Tech update (children’s data privacy)
Recent/upcoming developments… The new Congress is wasting little time in resuming its efforts around children’s privacy/online safety legislation. The Senate Commerce Committee approved on a bipartisan basis Chair Cruz’s (R-TX) newly introduced Kids Off Social Media Act (KOSMA). KOSMA aims to enhance online safety for minors by prohibiting users under 13 from accessing social media platforms, restricting the use of personalized recommendation systems for individuals under 17, and limiting social media use in schools. And in recent days, House Energy & Commerce (E&C) Committee Chair Guthrie (R-KY) announced his committee will start a working group on privacy, which Guthrie indicated would be heavily focused on privacy issues relating to children and would first look at moving forward last year’s Kids Online Safety Act (KOSA) proposal.
* As reminder, following months of activity around the two leading children’s privacy/online safety proposals – the Kids Online Safety Act (KOSA,) and the Children’s & Teen’s Online Privacy Protection Act (COPPA 2.0) – the effort to enact those bills into law failed late last year when House Republican leadership (i.e., Speaker Johnson (R-LA)) indicated he wanted the incoming Republican Congress to address those issues.
* KOSA – which is focused on online safety and privacy – would require platforms to enable the strongest privacy/safety settings by default, disable “addictive” features, and create a duty for platforms to prevent specific dangers to minors. COPPA 2.0 – which is focused on privacy – would ban targeted ads to minors and extend existing privacy protections to users aged 13-16. The Senate voted 91-3 in last August to pass the Kids Online Safety & Privacy Act (KOPSA), a bill combining KOSA and COPPA 2.0. And last September, the House Energy & Commerce (E&C) Committee voted (by voice vote) to advance both bills. Neither bill has been reintroduced this session, though reintroduction is likely.

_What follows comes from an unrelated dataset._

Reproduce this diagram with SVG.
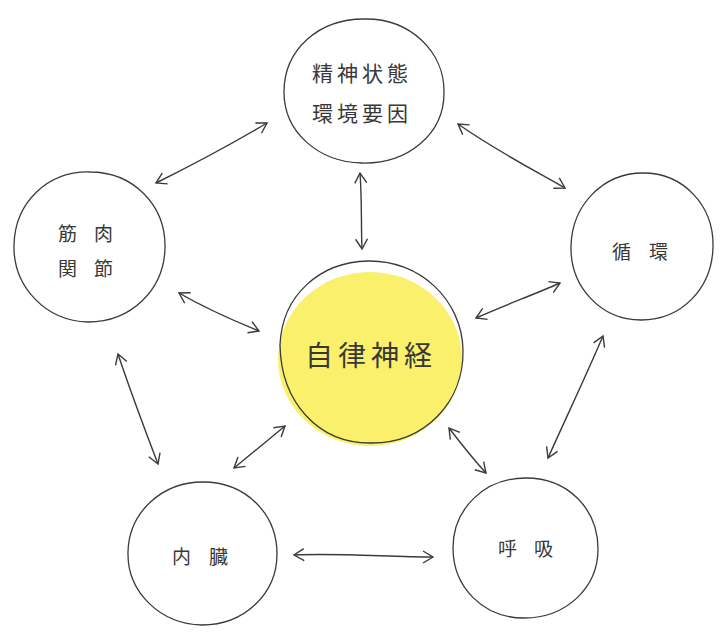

Our outlook… Cruz’s pursuit of KOSMA so early into the Congressional session and Guthrie’s comments regarding KOSA suggest that Republican lawmakers are prioritizing children’s privacy/online safety legislation. This dynamic, paired with support from Johnson and President Trump’s for the effort, reinforce our view that it is more likely than not (50%+ probability) that children’s privacy/online safety legislation will be enacted this year. That said, Guthrie’s focus on KOSA and Cruz’s pursuit of entirely new legislation suggest that lawmakers have not yet coalesced around a single approach. Moreover, it remains the case that the various threads of legislative activity here have detractors on both sides of the aisle (i.e., Republican concerns around KOSA’s duty of care, progressive concerns around civil rights issues) and industry lobbying against such proposals is intense. And with much of the legislative capacity in the ~first half of the year likely to be consumed by tax/spending legislation and the FY25 appropriations, we cannot have strong conviction on the outcome. However, what is clear is that Republicans are placing little emphasis on moving forward comprehensive privacy legislation, as evidenced by both Cruz and Guthrie suggesting they intend to start from scratch on such proposals and only after they dig into the children’s privacy/online safety issue.
Watch for these developments… On the substance, we are watching for whether the House and Senate move forward with competing approaches to the children’s privacy/online safety issue, as this will complicate the legislative effort and potentially depress the probability of enactment. On process, we are watching for evidence that leadership (i.e., Speaker Johnson, Senate Majority Leader Thune (R-SD)) are allocating time and political capital to this issue, as a decision to prioritize other tech-related issues would suggest the children’s online safety/privacy effort is losing some of its early momentum.